Wednesday, February 08, 2012

The Many Worlds Hypothesis

So in the current edition of SF Signal's Mind Meld we are asked to consider whether FTL travel, space empires, crashing suns and the like are no longer better than the intellectual property of a certain Hollywood franchise or two. I mean, you have that pesky Einstein fellow and his laws. You have all that distance. You have the possibility that we'll drown ourselves, choke ourselves, blow ourselves up, starve ourselves or (insert your favorite apocalyptic scenario HERE) ourselves.

Well, maybe. Maybe we're not good enough or smart enough or tough enough to survive the next (5) (10) (50) (100) (500) (1,000) (take your pick) years. Maybe the universe is working against us when it comes to visiting other stars. So how can we get around that?

First, we can be optimistic.
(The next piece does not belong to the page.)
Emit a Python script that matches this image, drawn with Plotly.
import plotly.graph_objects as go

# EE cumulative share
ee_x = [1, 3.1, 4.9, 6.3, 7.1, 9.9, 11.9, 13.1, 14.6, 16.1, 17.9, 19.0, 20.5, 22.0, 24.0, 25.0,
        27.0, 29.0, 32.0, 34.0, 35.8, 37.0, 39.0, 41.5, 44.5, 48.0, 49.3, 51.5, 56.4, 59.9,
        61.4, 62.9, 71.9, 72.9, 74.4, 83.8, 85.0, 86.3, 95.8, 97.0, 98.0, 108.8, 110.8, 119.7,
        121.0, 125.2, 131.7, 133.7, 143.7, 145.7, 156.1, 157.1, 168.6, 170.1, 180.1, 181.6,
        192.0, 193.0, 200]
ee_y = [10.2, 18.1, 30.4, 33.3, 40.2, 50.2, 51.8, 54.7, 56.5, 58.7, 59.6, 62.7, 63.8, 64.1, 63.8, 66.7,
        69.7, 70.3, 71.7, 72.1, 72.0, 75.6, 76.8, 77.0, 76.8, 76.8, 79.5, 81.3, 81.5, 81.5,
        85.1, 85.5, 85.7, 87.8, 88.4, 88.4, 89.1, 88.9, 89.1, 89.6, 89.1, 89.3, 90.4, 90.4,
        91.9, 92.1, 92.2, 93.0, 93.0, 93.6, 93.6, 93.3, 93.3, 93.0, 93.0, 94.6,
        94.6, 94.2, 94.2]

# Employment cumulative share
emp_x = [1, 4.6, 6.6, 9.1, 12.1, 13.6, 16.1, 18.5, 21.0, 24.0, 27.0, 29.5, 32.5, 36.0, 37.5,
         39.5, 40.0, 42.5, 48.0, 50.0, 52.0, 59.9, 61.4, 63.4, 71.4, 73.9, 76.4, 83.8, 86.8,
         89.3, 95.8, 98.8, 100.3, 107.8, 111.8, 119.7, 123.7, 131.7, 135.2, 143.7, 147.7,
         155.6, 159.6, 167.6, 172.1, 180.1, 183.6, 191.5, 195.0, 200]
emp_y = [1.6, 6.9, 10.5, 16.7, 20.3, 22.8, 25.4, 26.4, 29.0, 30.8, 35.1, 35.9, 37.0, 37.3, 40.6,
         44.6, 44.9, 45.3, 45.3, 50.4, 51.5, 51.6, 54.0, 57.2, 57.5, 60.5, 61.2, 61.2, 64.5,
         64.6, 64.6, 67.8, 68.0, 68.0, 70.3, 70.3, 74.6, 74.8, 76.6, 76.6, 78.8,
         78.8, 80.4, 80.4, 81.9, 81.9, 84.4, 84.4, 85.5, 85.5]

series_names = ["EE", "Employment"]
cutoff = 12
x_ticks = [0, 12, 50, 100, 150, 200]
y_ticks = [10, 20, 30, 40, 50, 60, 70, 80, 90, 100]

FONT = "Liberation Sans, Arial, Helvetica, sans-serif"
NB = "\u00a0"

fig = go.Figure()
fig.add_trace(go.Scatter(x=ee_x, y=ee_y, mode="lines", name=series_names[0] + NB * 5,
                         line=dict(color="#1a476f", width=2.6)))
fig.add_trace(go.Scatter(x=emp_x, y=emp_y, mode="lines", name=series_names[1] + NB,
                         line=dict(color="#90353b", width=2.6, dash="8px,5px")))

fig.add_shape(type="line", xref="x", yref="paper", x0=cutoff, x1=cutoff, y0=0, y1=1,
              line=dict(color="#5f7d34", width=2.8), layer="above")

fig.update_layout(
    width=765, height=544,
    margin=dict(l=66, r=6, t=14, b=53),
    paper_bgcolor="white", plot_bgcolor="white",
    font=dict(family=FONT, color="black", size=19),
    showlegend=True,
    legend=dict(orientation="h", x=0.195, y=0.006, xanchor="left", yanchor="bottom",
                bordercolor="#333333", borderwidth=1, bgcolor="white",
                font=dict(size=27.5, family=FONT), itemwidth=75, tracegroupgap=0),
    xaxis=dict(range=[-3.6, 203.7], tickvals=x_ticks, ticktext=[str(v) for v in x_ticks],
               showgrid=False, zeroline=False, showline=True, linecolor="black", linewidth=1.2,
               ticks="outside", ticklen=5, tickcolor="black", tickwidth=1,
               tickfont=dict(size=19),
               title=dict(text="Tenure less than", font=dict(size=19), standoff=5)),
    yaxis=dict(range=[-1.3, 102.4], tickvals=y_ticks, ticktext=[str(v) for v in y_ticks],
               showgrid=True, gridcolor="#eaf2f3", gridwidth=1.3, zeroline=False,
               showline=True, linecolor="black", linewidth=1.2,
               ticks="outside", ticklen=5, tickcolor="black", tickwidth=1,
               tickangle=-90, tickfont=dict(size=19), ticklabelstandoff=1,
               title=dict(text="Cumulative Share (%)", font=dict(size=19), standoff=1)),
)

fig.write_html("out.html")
While it is currently pretty popular (or trendy) for science fiction to be more pessimistic than optimistic, I think these things go in cycles. The Cold War led to a lot of science fiction where the world ended in fire. The long slow grinding of the 1970's led to dystopian cyberpunk. The threat of climate change led to a new variation on the nuclear apocalypse. But in between the down cycles we had cycles where science fiction had optimism. It might have been overshadowed by the last down cycle, but they were there. So, let's assume that the human race survives. Where next?
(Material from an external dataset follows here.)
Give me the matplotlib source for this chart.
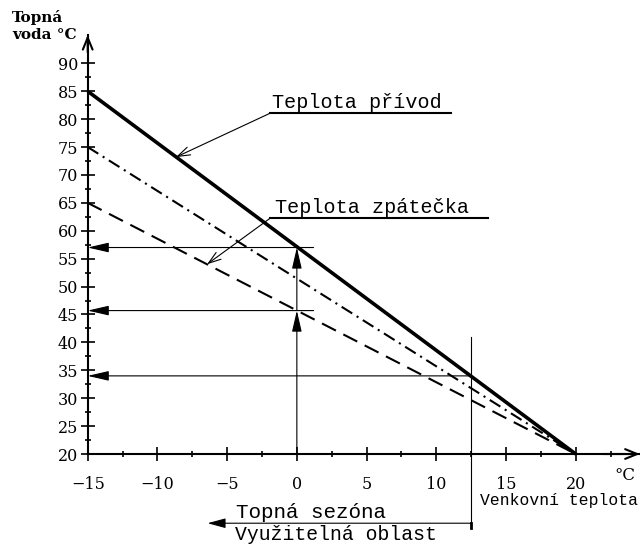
import matplotlib
matplotlib.use("Agg")
import matplotlib.pyplot as plt
import numpy as np

# venkovni teplota (osa x) a teploty vody
outdoor = [-15, 20]
supply = [85, 20]
middle = [75, 20]
ret = [65, 20]

# odectene body
design_x = 0
supply_design = 57
return_design = 45.7
season_end = 12.5
supply_season = 34
mark_end = 1.2

x_ticks = [-15, -10, -5, 0, 5, 10, 15, 20]
y_ticks = [20, 25, 30, 35, 40, 45, 50, 55, 60, 65, 70, 75, 80, 85, 90]

mono = "Liberation Mono"
serif = "DejaVu Serif"

fig = plt.figure(figsize=(6.4, 5.49), dpi=100)
ax = fig.add_axes([0, 0, 1, 1])
ax.set_xlim(-21.29, 24.61)
ax.set_ylim(2.98, 101.35)
ax.patch.set_visible(False)

# osy
for s in ["top", "right"]:
  ax.spines[s].set_visible(False)
ax.spines["left"].set_position(("data", -15))
ax.spines["bottom"].set_position(("data", 20))
ax.spines["left"].set_bounds(20, 95.1)
ax.spines["bottom"].set_bounds(-15, 24.6)
for s in ["left", "bottom"]:
  ax.spines[s].set_linewidth(1.5)

ax.set_xticks(x_ticks)
ax.set_yticks(y_ticks)
ax.set_xticks(np.arange(-12.5, 23, 5), minor=True)
ax.set_yticks(np.arange(22.5, 90, 5), minor=True)
ax.tick_params(which="major", direction="inout", length=10, width=1.2,
               labelsize=11.5, labelfontfamily=serif)
ax.tick_params(which="minor", direction="inout", length=4.3, width=1.2)
ax.tick_params(axis="x", which="major", pad=11)
ax.tick_params(axis="y", which="major", pad=2)

arrow_open = dict(arrowstyle="->,head_length=0.86,head_width=0.35", lw=1.5,
                  color="k", shrinkA=0, shrinkB=0)
ax.annotate("", xy=(-15, 95.1), xytext=(-15, 92), arrowprops=arrow_open,
            annotation_clip=False)
ax.annotate("", xy=(24.6, 20), xytext=(22, 20), arrowprops=arrow_open,
            annotation_clip=False)

# krivky
ax.plot(outdoor, supply, color="k", lw=2.6, solid_capstyle="butt")
ax.plot(outdoor, middle, color="k", lw=1.5, linestyle=(0, (6, 2.5, 1, 2.5)))
ax.plot(outdoor, ret, color="k", lw=1.5, linestyle=(0, (7.5, 4)))

# pomocne cary s sipkami
filled = dict(arrowstyle="-|>,head_length=1.3,head_width=0.3", lw=0.8,
              color="k", shrinkA=0, shrinkB=0)
for yv, xe in [(supply_design, mark_end), (return_design, mark_end),
               (supply_season, season_end)]:
  ax.annotate("", xy=(-15, yv), xytext=(xe, yv), arrowprops=filled)

ax.annotate("", xy=(design_x, return_design), xytext=(design_x, 20),
            arrowprops=filled)
ax.annotate("", xy=(design_x, supply_design), xytext=(design_x, return_design),
            arrowprops=filled)

ax.plot([season_end, season_end], [40.9, 6.8], color="k", lw=0.8)
ax.plot([season_end, season_end], [7.6, 6.8], color="k", lw=2)
ax.annotate("", xy=(-6.4, 7.6), xytext=(season_end, 7.6),
            arrowprops=dict(arrowstyle="-|>,head_length=1.1,head_width=0.3",
                            lw=0.8, color="k", shrinkA=0, shrinkB=0))

# popisky s odkazy
lead = dict(arrowstyle="->,head_length=0.9,head_width=0.3", lw=0.8, color="k",
            shrinkA=0, shrinkB=0)
ax.plot([-1.93, 11.03], [81.05, 81.05], color="k", lw=1.5)
ax.annotate("", xy=(-8.67, 73.2), xytext=(-1.93, 81.05), arrowprops=lead)
ax.text(-1.75, 82.0, "Teplota přívod", family=mono, fontsize=14.5,
        ha="left", va="baseline")

ax.plot([-1.93, 13.7], [62.22, 62.22], color="k", lw=1.5)
ax.annotate("", xy=(-6.44, 54.0), xytext=(-1.93, 62.22), arrowprops=lead)
ax.text(-1.6, 63.2, "Teplota zpátečka", family=mono, fontsize=14.5,
        ha="left", va="baseline")

ax.text(-20.43, 99.6, "Topná\nvoda °C", family=serif, fontweight="bold",
        fontsize=11, ha="left", va="top", linespacing=1.25)
ax.text(23.53, 16.1, "°C", family=serif, fontsize=12, ha="center",
        va="center")
ax.text(18.77, 11.6, "Venkovní teplota", family=mono, fontsize=11.8,
        ha="center", va="center")
ax.text(-4.36, 8.5, "Topná sezóna", family=mono, fontsize=15,
        ha="left", va="baseline")
ax.text(-4.45, 4.6, "Využitelná oblast", family=mono, fontsize=14.2,
        ha="left", va="baseline")

plt.savefig("out.png", dpi=100)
Well, we could build an empire (so to speak) here in the Solar System and "play" in that with our fiction. With eight (nine) planets and countless moons, asteroids and comets, there is plenty of real estate and story possibilities around. Look at the McAndrew stories of the late Charles Sheffield, the Grand Tour series of Ben Bova, the classic book The Planet Strappers by Ramond Z. Gallun (available free at your various sites such as Project Gutenberg or Manybooks), Paul Mc Auley's recent duo of The Quiet War and Gardens of the Sun or John Varley's classic Eight Worlds books and stories such as The Ophiuchi Hotline and Picnic on Nearside. Mining colonies on Mercury, balloon cities in the atmosphere of Venus, O'Neil colonies around Earth and the Moon, terraformers (or not) on Mars, miners in the Belt, gas miners and robots around Jupiter, surfers of the rings of Saturn...all the way out to the cometary halo, where we can have Freeman Dyson's genetically-altered trees and humans living in bio-suits such as those found in the works of John Varley and Spider Robinson.

Not enough? It should be, but let's make the Big Leap.

Even if we can't do faster-than-light travel, if we can't get around Einstein, or jump via a collapser (Joe Haldeman), or find a stargate (television or numerous books or webcomics) or warp space (television and more)...you could set stories using the slowboats. Both Sheffield and Varley had epic journeys not quite to the next stars. Charles Stross did the same in his Accelerandro stories. Bussard Interstellar Ramjets, multi-generation colony ships, laser-boosted sailships crewed by the Habermen or the Scanners or even downloaded intelligences. Take the era of Horatio Hornblower and Jack Aubrey where the speed of communication equals the speed of travel, find a way of extending lifespans through artificial means of playing with Einstein and see what you can come up with. Some can find vast time-and-space spanning success within these limits (see the earlier works of Alastair Reynolds as a fantastic example).

Or...let's play with physics. We can go the classic route. Hurtling worlds. The Galactic Patrol. Superdreadnoughts tearing up the ether. Scintillating lenses and steely-eyed heroes and heroines. I revisit "Doc" Smith, Edmund "World-Wrecker" Hamilton and others every few years. The stories creak, the science is obsolete, but those guys could chew up the scenery, errr, the universe.

Or we can take a more rigid approach. Find a way around Einstein. Keep it consistent. Bring it to the fore, or keep it in the background. How about...different physics (Greg Egan's Clockwork Rocket)? Zones of different physics in the galaxy (Vernor Vinge's A Fire Upon the Deep and its prequel/sequel)? Plain old FTL all the way across (Larry Niven, Jerry Pournelle, even the cinema of Babylon 5, Star Trek, Star Wars and Battlestar Galactica).

The play's the thing. FTL, the Galactic Patrol, galactic empires (rising or falling) and the like are no more or less relevant today than they ever were. It's up to the storyteller, the writer, the screen writer, the director, the game designer to make it something we want to experience.